The glad game
Admittedly leaf blowers are one of the most ridiculous and disgracefully wasteful gardening tools invented. You all know and think that – in fact I think we could conclude that it is a given as Kerry O’Brien repeatedly stated in his interview with the PM last week on the 7.30 report (the power of KathnKim what).I cannot for the life of me understand how Diana Bubbles Fisher supported the leaf blower machine on the Inventors, particularly with its rather utilitarian colour scheme – the only functional thing about the mother,leaf blowers not Bubbles.
Saturday just past was an exceptionally blowy day in Sydney – the type of wind to whip up school kiddies and murderers. I strolled down the road to purchase my newspaper wishing that the newsagent would just let me buy the Spectrum but remembering how she got annoyed with me when I left the other section wads last time – and while she is always polite, excessively so, I feel that a serial murderer or feverish poison pen letter writer lurks at her inner core waiting to be revealed by Alan Bennett, so she must not be crossed, when I passed the Anglican church and witnessed Reverend Philpot and four male seniors (grey power?) in the midst of a gardening frenzy.
Boughs were being felled, clivia uprooted and one senior was using a leaf blower with a fervour that’d make Paul the Apostle seem docile, let alone sane.
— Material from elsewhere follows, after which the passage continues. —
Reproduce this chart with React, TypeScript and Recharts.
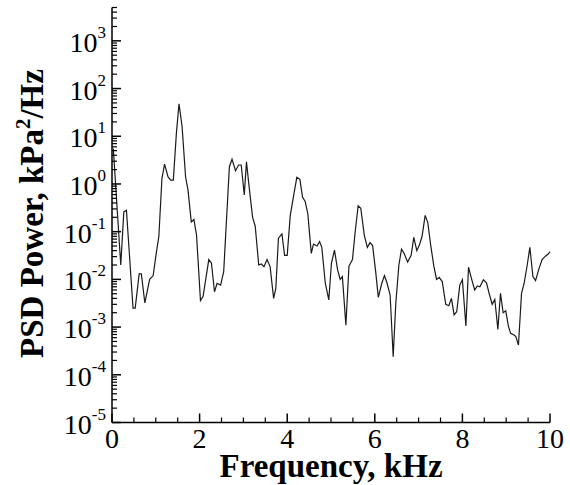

Talk about a whirling dervish. There were leaves already blowin’ all over the joint without the good padre’s little helper pointing that ridiculously noisy and insensate nozzle everywhere. The prospect of heaving all them Saturday sections home and the frightful wind were already placing the Mistress in quite a fit of tetch but senior and his leaf blower formed the final bee in my bonnet.
And then my blasphemous thoughts and state of vexation were interrupted by a curious longing and need for a sugar dusted jam doughnut so I bought one from Victor’s Patisserie. It was duhlllishous.